For chemical service, wait 7-14 days before introducing corrosive substances, and verify chemical compatibility of both pipe and cement.

Key Takeaways

• PVC cement cures through chemical welding, not drying—the solvent evaporates while fused plastic hardens
• Standard cure time is 24 hours at normal temperatures, but cold weather doubles or triples this requirement
• Set time (15 minutes to 2 hours) allows handling, while full cure enables pressurization
• Temperature dominates cure speed—installations below 40°F need cold-weather cement and extended wait times
• Never pressurize systems prematurely—wait the full recommended cure time to avoid catastrophic joint failure

Frequently Asked Questions (FAQ)

How long should PVC glue dry before turning on water?

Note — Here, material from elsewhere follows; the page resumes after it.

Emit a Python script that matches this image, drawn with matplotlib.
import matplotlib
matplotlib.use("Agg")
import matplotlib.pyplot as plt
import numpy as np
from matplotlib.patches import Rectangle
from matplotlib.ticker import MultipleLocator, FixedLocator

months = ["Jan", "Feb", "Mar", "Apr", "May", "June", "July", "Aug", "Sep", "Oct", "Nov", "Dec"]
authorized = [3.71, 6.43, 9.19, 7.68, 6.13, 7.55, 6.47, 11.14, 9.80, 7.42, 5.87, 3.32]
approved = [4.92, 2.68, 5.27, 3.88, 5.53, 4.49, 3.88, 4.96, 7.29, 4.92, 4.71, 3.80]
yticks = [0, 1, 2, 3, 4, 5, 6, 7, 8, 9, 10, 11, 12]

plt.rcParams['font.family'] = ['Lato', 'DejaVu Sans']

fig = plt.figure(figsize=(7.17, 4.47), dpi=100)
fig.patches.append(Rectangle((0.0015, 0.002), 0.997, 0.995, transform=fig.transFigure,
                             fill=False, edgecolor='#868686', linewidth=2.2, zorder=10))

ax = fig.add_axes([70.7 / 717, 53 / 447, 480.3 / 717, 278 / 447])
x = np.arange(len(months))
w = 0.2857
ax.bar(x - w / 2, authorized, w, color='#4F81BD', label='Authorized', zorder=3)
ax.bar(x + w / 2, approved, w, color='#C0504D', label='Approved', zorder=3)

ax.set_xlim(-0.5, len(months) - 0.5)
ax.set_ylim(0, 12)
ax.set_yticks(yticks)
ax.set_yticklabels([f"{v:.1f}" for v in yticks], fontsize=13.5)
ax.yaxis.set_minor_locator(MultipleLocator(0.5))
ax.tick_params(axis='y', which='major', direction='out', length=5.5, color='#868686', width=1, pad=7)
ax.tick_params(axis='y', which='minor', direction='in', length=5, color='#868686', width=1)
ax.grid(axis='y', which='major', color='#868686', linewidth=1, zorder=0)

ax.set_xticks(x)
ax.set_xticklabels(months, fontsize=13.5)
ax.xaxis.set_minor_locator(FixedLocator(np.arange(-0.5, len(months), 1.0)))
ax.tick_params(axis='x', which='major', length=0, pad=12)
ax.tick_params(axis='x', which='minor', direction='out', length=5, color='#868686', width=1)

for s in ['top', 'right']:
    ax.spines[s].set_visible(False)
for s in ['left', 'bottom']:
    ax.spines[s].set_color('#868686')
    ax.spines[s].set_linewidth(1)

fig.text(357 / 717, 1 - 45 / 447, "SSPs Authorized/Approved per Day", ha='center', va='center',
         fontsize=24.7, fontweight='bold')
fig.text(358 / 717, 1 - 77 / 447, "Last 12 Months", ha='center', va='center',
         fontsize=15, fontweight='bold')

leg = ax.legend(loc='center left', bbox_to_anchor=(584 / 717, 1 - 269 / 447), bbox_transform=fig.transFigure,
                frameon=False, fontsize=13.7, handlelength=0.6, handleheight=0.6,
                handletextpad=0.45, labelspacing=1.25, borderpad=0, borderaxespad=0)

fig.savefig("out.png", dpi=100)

Wait 24 hours minimum before pressurizing residential water lines at normal temperatures (60-100°F). Cold weather installations require 48-72 hours depending on ambient conditions. Drain-waste-vent (DWV) systems can be tested after 12 hours since they don’t operate under pressure. Always verify the manufacturer’s specifications on your specific cement product, as formulations vary.

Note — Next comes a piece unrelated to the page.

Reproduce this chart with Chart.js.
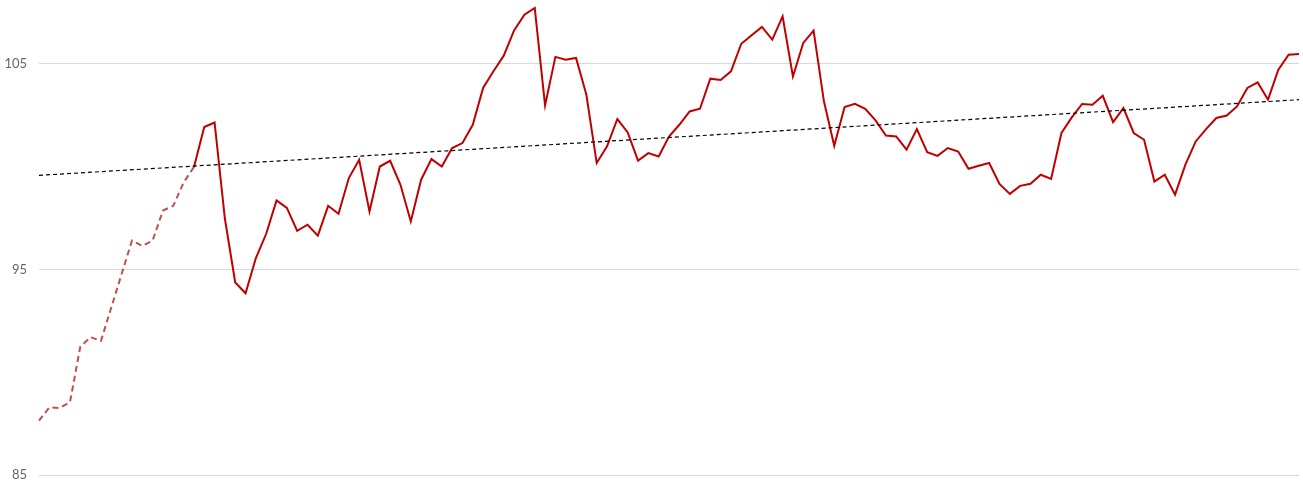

Can you speed up PVC glue drying time?

Fast-set PVC cement reduces cure time to 4-6 hours versus standard 24 hours. Moderate warmth (maintaining joints at 75-85°F) safely accelerates curing without damaging the bond. Never use direct heat sources like heat guns or flames—they deform pipe and weaken joints. Adequate ventilation also helps by removing solvent vapors faster, though the effect is modest.

What happens if you use PVC glue in cold weather?

Cold temperatures dramatically slow curing—installations at 40-60°F take twice as long as normal, while work below 40°F may never cure properly. Cold-weather PVC cement uses faster-evaporating solvents designed for low temperatures. Standard cement applied in freezing conditions may remain soft indefinitely, creating joints that fail under pressure or leak gradually.

How can you tell if PVC glue is fully cured?

Visual inspection shows complete curing when excess cement appears fully hardened and no tacky residue remains. The most reliable method involves waiting the full manufacturer-specified time based on temperature and pipe diameter. Attempting to twist or stress joints before full cure risks damage. For critical applications, pressure testing after the recommended cure period confirms joint integrity.

Does humidity affect PVC cement cure time?

High humidity (above 70% relative humidity) slows cure times by 10-20% because moisture-saturated air impedes solvent evaporation. Extremely dry conditions may cause surface hardening that traps solvents inside, creating weaker bonds. Moderate humidity (40-60%) provides optimal conditions. In humid climates, add extra cure time and ensure adequate ventilation around fresh joints.

Can PVC glue go bad or expire?

PVC cement typically lasts 2-3 years in sealed containers but degrades once opened. Thickened consistency or solidified cement indicates expiration. Store containers tightly sealed in cool, dry locations away from direct sunlight. Expired cement may appear usable but creates weak bonds due to solvent evaporation and chemical breakdown. Always check manufacturing dates and discard old products.

Why do some PVC joints fail after seeming to cure properly?

Premature pressurization causes most failures—joints may withstand initial testing but fail when fully stressed before complete cure. Contaminated surfaces from dirt, oil, or moisture prevent proper bonding despite appearing solid. Insufficient cement creates partial bonds that hold briefly then separate. Extreme temperature swings during cure can also compromise joint integrity by disrupting the molecular fusion process.